<<<<
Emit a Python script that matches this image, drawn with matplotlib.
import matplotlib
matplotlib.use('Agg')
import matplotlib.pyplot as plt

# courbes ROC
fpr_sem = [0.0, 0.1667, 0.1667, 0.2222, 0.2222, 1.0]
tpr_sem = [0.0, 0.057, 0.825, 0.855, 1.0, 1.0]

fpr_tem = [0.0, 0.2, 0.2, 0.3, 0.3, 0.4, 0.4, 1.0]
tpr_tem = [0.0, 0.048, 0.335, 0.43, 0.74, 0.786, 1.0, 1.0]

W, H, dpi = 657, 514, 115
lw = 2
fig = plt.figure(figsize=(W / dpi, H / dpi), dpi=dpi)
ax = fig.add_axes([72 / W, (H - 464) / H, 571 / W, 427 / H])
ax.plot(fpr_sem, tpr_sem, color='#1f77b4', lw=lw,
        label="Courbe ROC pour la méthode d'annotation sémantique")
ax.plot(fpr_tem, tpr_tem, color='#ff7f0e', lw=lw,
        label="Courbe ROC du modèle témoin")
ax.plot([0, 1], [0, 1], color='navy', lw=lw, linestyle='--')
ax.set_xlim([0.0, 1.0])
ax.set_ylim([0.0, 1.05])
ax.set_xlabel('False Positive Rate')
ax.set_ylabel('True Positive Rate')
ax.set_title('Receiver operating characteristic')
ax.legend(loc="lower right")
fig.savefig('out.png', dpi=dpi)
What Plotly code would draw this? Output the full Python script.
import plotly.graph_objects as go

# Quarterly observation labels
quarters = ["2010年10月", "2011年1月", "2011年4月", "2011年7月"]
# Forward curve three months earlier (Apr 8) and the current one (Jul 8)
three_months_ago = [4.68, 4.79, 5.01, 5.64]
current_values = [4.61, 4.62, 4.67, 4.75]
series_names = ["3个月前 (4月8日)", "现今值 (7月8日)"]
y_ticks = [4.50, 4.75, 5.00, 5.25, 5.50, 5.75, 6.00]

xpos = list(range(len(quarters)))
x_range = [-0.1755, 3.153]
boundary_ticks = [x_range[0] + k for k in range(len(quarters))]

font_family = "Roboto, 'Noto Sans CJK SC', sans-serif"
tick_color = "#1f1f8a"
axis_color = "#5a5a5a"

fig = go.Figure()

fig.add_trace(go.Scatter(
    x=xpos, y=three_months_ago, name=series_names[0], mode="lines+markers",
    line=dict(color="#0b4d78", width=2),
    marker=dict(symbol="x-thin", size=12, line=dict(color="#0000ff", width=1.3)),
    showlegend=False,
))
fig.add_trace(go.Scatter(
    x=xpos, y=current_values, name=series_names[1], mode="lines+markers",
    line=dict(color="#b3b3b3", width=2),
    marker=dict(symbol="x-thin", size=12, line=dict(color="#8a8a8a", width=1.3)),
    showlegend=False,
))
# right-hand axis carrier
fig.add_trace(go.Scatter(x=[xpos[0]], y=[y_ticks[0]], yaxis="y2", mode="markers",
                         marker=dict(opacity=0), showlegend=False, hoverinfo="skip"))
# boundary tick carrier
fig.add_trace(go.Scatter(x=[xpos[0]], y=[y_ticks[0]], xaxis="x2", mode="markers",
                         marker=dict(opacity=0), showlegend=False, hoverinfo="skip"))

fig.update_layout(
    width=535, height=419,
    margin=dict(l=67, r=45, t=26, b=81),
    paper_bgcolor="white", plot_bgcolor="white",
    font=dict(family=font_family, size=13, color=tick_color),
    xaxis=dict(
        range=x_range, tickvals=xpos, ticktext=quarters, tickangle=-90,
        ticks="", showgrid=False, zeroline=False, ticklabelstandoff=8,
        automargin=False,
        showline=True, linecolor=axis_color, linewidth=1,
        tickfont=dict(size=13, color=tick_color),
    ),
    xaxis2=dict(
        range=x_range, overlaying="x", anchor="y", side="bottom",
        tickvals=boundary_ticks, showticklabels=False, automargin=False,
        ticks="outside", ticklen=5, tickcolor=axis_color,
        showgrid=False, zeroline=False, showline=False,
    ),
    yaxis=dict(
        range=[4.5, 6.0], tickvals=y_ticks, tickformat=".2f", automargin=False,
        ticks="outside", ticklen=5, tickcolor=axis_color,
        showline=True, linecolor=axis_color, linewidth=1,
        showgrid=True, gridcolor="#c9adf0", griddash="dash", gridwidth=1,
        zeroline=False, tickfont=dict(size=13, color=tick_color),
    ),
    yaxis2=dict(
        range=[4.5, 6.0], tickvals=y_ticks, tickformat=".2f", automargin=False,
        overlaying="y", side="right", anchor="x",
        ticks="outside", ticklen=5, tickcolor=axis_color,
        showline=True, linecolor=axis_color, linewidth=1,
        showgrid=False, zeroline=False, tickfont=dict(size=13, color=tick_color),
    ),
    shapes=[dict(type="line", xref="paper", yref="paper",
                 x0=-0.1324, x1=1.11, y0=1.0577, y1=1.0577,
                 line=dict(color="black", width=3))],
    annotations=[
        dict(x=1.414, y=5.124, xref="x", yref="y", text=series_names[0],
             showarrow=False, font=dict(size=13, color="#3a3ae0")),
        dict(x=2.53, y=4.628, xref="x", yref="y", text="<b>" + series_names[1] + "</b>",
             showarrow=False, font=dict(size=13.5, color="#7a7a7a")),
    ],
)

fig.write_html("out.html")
>>>>
▸ **Do this**
Everything from the first line of the records above to the line containing "tpr_tem = [0.0, 0.048, 0.335, 0.43, 0.74, 0.786, 1.0, 1.0]", inclusive, should be repeated exactly; leave out the rest.

▸ **Response for this exercise**
Emit a Python script that matches this image, drawn with matplotlib.
import matplotlib
matplotlib.use('Agg')
import matplotlib.pyplot as plt

# courbes ROC
fpr_sem = [0.0, 0.1667, 0.1667, 0.2222, 0.2222, 1.0]
tpr_sem = [0.0, 0.057, 0.825, 0.855, 1.0, 1.0]

fpr_tem = [0.0, 0.2, 0.2, 0.3, 0.3, 0.4, 0.4, 1.0]
tpr_tem = [0.0, 0.048, 0.335, 0.43, 0.74, 0.786, 1.0, 1.0]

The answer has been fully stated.